[Excerpted data]:

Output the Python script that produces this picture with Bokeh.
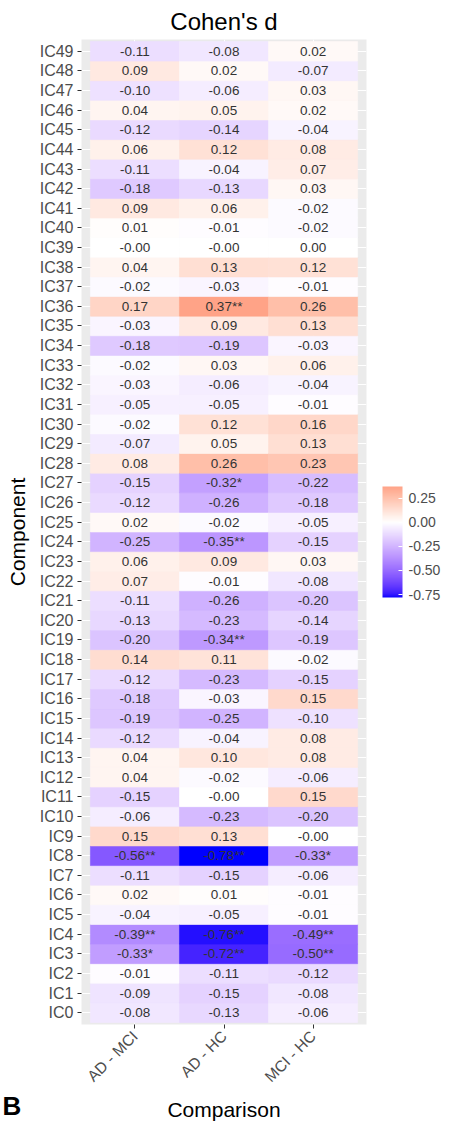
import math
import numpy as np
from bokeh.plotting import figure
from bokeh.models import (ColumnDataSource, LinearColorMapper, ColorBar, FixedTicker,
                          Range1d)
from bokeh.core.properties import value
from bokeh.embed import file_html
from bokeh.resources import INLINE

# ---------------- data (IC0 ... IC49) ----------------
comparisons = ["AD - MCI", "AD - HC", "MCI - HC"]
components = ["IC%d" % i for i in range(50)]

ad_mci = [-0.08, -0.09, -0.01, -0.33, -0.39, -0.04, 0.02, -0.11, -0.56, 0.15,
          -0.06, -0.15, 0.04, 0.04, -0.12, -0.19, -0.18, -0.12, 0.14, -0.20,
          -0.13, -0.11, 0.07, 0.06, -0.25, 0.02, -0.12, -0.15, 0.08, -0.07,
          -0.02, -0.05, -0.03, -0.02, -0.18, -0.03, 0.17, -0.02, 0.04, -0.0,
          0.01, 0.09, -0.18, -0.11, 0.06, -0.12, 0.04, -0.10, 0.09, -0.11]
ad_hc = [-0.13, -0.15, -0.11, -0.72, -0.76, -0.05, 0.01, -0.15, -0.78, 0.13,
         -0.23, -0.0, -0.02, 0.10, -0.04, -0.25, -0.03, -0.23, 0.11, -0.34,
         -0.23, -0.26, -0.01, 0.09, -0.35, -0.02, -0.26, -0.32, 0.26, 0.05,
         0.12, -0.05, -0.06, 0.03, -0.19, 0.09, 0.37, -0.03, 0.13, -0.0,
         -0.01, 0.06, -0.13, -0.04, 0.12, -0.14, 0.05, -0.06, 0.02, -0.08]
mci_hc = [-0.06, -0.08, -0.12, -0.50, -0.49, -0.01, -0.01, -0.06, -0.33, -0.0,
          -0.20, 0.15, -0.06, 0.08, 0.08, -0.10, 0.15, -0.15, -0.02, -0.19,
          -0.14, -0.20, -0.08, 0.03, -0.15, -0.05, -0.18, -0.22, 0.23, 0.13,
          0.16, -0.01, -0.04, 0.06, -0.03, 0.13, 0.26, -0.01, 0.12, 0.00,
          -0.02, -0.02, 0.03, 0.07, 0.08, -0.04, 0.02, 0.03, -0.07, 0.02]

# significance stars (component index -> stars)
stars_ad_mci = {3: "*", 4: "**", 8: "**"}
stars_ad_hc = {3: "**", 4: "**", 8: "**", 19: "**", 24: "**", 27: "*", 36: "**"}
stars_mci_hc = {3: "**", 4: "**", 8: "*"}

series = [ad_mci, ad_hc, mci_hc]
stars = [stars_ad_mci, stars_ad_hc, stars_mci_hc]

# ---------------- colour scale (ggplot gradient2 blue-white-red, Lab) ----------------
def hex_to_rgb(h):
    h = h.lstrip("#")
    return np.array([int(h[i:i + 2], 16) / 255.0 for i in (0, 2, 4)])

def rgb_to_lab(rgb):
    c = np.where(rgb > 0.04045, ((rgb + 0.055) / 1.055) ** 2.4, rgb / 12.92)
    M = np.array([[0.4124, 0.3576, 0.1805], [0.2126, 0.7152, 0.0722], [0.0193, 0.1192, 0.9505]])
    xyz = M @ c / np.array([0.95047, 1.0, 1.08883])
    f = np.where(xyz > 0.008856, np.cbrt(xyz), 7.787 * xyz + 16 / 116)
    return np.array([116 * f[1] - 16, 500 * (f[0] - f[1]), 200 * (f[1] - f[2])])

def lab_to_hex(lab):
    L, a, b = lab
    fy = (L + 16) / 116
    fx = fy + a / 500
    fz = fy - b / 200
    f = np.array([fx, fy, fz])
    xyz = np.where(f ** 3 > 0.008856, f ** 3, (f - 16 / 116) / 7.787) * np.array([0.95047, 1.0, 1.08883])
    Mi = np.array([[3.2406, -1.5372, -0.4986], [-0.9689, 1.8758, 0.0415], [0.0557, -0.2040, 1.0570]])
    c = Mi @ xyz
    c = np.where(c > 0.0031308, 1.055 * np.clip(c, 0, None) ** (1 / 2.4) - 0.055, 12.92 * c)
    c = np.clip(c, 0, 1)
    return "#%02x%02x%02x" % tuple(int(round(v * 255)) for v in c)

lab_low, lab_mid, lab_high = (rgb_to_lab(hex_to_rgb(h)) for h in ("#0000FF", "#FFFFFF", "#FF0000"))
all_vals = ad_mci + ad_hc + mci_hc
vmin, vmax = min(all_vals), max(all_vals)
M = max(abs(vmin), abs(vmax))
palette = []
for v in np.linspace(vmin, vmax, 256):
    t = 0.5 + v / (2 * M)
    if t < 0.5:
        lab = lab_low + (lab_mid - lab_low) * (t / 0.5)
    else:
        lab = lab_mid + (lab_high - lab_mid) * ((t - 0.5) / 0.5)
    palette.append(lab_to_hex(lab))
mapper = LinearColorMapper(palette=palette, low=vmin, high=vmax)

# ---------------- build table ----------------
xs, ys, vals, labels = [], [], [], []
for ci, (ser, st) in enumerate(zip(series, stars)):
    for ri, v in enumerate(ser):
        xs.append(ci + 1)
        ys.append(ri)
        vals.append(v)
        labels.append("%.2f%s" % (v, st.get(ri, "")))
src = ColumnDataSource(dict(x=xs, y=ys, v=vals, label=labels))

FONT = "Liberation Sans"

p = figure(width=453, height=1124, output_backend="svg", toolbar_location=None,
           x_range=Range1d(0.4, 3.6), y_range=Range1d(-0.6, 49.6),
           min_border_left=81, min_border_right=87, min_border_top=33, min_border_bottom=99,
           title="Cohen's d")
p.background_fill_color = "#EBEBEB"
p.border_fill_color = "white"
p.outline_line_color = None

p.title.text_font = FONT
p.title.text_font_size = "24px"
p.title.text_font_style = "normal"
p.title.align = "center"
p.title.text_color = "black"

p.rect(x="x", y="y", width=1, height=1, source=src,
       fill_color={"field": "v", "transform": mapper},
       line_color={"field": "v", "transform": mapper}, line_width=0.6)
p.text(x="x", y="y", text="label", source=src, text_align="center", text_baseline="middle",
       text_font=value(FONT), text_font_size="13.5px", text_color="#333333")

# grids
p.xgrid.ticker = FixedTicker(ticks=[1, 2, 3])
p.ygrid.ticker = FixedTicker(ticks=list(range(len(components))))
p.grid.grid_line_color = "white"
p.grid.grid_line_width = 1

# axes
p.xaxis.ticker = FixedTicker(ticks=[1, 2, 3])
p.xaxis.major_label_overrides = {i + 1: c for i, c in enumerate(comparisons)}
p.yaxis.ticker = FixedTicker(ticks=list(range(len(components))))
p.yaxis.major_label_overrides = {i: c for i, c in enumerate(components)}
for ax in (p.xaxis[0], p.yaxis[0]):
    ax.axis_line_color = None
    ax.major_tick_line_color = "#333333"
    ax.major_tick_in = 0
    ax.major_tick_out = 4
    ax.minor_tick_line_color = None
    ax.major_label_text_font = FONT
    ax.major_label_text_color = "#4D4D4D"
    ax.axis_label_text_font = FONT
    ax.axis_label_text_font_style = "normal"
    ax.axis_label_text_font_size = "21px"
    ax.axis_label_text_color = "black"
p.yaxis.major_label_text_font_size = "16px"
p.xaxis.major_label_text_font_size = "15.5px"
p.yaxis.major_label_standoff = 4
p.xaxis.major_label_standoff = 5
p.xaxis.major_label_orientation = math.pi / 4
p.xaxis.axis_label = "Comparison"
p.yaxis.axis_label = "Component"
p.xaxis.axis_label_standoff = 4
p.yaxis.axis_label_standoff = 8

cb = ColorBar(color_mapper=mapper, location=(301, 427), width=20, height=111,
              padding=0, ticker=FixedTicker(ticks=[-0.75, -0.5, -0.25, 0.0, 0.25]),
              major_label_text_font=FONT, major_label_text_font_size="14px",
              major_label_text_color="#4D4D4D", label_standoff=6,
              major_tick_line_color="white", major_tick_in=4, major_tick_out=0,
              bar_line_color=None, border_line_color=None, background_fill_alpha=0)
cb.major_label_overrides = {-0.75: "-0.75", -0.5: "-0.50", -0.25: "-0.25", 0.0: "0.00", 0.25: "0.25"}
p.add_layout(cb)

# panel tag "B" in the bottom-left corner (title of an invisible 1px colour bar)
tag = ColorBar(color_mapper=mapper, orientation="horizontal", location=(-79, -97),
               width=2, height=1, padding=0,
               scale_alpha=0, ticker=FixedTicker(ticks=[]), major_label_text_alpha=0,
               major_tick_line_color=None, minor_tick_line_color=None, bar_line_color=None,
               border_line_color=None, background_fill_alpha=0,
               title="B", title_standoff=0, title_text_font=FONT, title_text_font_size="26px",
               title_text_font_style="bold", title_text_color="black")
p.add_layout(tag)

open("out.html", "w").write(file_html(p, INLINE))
==
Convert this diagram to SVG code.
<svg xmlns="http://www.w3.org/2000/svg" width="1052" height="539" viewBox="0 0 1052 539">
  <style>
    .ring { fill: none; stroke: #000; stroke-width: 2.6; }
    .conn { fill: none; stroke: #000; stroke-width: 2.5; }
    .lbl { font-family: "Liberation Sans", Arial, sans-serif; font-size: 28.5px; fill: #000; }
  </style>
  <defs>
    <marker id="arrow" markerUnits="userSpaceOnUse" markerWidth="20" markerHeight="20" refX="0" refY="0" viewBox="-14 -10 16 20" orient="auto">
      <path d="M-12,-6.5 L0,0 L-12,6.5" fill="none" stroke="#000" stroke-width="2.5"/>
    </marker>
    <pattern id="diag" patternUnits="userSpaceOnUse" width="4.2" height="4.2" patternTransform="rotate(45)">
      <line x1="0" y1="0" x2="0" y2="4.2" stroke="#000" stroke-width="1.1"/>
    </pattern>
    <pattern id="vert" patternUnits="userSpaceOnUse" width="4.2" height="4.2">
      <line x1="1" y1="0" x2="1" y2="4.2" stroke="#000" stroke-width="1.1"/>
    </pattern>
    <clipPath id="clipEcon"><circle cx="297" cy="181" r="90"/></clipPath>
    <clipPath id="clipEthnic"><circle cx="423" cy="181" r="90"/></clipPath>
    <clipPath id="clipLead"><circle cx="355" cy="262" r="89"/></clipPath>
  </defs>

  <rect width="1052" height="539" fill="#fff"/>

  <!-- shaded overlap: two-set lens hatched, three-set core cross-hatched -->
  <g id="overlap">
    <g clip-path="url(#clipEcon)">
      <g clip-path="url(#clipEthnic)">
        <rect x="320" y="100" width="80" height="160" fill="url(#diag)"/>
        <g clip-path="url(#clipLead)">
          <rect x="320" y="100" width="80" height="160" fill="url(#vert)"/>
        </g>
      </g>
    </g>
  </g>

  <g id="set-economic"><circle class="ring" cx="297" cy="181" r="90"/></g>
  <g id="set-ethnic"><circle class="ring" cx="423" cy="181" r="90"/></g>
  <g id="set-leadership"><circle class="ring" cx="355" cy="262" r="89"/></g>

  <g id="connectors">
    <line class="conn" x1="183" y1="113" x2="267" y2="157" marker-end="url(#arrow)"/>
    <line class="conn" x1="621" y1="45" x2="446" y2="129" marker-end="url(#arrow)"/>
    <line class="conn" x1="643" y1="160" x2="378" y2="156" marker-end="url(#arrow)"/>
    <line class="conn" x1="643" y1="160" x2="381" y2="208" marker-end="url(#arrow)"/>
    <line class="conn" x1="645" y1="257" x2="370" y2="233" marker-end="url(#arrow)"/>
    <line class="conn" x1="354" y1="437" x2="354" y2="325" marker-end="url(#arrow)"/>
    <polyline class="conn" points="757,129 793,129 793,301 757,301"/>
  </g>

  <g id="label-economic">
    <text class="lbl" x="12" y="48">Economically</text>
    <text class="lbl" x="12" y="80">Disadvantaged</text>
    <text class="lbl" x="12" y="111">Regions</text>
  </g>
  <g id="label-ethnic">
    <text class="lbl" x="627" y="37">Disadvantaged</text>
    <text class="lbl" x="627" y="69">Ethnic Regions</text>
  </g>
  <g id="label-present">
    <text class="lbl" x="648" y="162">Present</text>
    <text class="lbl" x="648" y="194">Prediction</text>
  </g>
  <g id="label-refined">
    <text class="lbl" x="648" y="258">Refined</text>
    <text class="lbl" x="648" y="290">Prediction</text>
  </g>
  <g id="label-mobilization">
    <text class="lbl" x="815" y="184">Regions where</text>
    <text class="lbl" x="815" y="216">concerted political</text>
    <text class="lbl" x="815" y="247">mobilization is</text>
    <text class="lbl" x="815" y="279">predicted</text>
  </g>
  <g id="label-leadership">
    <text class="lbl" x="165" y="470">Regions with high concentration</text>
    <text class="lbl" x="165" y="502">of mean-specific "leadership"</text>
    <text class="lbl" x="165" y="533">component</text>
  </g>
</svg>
==
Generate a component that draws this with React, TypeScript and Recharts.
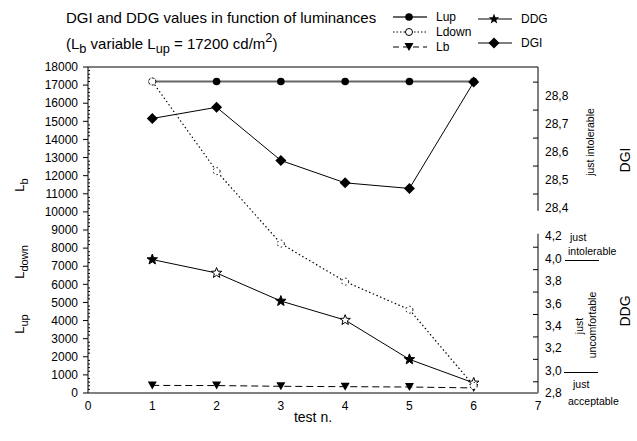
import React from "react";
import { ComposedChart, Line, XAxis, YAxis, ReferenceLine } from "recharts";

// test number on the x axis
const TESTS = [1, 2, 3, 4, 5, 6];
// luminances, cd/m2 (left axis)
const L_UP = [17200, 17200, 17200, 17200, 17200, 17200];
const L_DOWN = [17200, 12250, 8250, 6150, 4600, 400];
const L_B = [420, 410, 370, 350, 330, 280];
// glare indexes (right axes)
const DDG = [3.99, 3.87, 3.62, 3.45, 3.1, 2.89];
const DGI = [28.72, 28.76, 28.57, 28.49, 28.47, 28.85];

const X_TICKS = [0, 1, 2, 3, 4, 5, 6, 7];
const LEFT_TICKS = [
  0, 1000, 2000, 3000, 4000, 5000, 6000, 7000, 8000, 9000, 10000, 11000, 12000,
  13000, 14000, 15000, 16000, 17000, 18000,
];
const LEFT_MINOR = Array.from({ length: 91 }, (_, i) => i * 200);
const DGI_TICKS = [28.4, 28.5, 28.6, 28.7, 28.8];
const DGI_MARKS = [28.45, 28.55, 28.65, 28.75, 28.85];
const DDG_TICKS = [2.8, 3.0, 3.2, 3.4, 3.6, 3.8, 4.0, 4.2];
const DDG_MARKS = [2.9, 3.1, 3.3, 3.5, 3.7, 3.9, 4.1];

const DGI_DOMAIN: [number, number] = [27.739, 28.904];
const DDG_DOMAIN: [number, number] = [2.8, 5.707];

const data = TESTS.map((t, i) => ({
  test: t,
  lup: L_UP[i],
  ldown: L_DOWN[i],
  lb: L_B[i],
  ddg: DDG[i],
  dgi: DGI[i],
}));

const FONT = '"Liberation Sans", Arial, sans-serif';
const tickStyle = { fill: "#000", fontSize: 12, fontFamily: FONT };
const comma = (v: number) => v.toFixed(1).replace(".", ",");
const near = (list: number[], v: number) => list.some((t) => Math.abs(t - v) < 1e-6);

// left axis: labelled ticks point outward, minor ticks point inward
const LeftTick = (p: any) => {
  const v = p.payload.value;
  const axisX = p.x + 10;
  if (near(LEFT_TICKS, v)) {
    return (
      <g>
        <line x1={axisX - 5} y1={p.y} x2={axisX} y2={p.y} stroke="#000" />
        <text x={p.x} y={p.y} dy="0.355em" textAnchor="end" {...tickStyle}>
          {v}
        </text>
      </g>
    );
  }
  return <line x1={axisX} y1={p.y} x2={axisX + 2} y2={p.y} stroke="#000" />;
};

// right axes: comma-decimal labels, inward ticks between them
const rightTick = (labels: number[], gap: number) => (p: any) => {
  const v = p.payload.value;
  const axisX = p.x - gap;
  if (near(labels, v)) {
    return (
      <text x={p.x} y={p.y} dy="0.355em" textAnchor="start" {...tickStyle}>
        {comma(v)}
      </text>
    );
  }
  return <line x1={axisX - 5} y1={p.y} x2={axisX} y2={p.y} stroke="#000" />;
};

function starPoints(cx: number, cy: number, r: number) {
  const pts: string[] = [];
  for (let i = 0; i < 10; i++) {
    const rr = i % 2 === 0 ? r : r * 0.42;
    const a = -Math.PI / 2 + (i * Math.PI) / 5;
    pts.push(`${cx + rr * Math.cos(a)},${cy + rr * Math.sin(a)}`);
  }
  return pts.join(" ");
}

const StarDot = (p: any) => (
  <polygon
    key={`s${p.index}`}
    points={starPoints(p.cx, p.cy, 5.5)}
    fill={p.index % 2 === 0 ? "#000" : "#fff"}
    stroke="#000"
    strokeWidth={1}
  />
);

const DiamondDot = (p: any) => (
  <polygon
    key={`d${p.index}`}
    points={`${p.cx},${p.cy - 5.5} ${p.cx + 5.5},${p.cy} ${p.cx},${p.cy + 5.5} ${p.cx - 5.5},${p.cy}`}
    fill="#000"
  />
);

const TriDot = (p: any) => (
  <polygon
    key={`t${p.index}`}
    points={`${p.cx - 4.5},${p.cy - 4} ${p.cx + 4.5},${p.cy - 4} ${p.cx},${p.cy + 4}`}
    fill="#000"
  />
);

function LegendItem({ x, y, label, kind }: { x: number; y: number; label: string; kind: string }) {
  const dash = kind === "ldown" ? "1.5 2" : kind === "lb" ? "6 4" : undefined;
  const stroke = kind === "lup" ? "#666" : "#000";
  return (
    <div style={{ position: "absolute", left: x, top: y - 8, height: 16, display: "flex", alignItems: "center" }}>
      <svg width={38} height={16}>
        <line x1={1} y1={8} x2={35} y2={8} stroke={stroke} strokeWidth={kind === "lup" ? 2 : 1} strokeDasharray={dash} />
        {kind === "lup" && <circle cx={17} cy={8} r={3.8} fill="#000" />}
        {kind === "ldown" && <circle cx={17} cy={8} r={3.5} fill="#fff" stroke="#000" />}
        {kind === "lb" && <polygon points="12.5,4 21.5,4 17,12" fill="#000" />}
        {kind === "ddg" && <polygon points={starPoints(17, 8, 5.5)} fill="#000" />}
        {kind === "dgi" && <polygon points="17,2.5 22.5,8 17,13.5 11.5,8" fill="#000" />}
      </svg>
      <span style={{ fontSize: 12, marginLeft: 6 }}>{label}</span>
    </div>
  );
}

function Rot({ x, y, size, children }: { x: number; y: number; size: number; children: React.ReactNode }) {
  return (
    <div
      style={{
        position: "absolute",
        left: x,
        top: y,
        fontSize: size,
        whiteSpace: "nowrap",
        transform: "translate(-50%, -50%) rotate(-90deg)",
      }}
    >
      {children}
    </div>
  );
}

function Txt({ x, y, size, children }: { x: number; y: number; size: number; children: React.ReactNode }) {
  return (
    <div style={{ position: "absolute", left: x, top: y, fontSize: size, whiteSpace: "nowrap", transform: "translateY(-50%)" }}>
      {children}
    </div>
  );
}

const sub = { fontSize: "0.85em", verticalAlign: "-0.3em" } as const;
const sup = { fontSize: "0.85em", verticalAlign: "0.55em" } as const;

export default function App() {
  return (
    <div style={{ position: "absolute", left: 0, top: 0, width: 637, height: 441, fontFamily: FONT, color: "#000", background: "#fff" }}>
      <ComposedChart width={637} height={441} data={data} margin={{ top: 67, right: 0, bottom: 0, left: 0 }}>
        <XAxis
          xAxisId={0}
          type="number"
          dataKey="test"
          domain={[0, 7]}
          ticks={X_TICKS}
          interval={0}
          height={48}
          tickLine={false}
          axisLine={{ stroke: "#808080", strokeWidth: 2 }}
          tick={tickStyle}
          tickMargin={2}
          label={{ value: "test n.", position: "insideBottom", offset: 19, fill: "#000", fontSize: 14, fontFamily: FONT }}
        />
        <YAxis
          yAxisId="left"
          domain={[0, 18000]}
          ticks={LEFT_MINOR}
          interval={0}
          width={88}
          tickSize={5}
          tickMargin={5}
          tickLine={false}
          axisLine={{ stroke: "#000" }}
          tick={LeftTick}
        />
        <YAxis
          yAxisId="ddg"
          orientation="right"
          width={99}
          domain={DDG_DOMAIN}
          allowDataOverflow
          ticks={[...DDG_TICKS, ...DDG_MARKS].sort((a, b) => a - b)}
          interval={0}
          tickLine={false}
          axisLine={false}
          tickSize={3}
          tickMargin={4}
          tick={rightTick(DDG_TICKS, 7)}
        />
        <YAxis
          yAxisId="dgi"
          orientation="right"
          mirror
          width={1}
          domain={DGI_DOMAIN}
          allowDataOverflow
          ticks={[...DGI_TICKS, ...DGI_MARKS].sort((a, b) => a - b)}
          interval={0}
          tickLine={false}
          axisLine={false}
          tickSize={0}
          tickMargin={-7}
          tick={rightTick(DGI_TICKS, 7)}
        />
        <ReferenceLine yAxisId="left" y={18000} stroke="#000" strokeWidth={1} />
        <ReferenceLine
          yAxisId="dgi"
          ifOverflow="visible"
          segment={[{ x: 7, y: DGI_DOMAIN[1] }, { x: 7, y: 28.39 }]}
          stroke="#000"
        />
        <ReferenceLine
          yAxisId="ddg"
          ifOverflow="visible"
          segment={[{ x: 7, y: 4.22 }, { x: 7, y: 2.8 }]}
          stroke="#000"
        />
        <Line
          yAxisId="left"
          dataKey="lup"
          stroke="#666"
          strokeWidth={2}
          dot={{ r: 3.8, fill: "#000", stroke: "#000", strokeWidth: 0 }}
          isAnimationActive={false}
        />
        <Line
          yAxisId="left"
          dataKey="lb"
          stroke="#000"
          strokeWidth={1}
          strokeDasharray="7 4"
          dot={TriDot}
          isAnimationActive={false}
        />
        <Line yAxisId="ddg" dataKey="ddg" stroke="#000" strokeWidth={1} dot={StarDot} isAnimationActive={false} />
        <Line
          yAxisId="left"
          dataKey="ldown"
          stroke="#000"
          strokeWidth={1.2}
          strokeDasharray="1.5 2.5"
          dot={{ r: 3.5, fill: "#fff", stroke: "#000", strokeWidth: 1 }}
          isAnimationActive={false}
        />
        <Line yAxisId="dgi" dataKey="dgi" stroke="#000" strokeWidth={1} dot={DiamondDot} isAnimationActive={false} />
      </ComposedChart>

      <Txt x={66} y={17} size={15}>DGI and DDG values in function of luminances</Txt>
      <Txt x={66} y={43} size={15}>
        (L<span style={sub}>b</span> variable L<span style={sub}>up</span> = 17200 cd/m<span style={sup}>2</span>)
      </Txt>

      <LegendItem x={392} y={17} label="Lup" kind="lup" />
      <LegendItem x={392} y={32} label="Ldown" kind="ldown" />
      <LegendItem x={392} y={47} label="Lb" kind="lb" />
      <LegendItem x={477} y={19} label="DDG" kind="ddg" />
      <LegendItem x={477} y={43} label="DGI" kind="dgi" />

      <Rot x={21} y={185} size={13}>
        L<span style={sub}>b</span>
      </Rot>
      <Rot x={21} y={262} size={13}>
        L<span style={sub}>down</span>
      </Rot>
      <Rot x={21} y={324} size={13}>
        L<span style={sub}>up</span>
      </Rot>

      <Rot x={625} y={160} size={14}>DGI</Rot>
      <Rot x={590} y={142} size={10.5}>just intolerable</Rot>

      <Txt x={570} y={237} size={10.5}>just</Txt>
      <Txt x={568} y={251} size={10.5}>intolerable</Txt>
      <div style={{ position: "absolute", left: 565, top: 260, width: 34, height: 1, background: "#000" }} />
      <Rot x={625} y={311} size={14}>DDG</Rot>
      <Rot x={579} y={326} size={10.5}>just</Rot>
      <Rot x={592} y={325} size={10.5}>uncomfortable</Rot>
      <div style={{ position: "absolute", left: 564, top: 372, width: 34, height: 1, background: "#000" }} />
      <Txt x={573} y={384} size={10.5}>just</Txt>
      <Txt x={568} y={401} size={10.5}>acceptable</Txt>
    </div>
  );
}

[Goal of the exercise]: Search the records for the string "this" and return every line in which it occurs.

[Final result]:
Output the Python script that produces this picture with Bokeh.
Convert this diagram to SVG code.
Generate a component that draws this with React, TypeScript and Recharts.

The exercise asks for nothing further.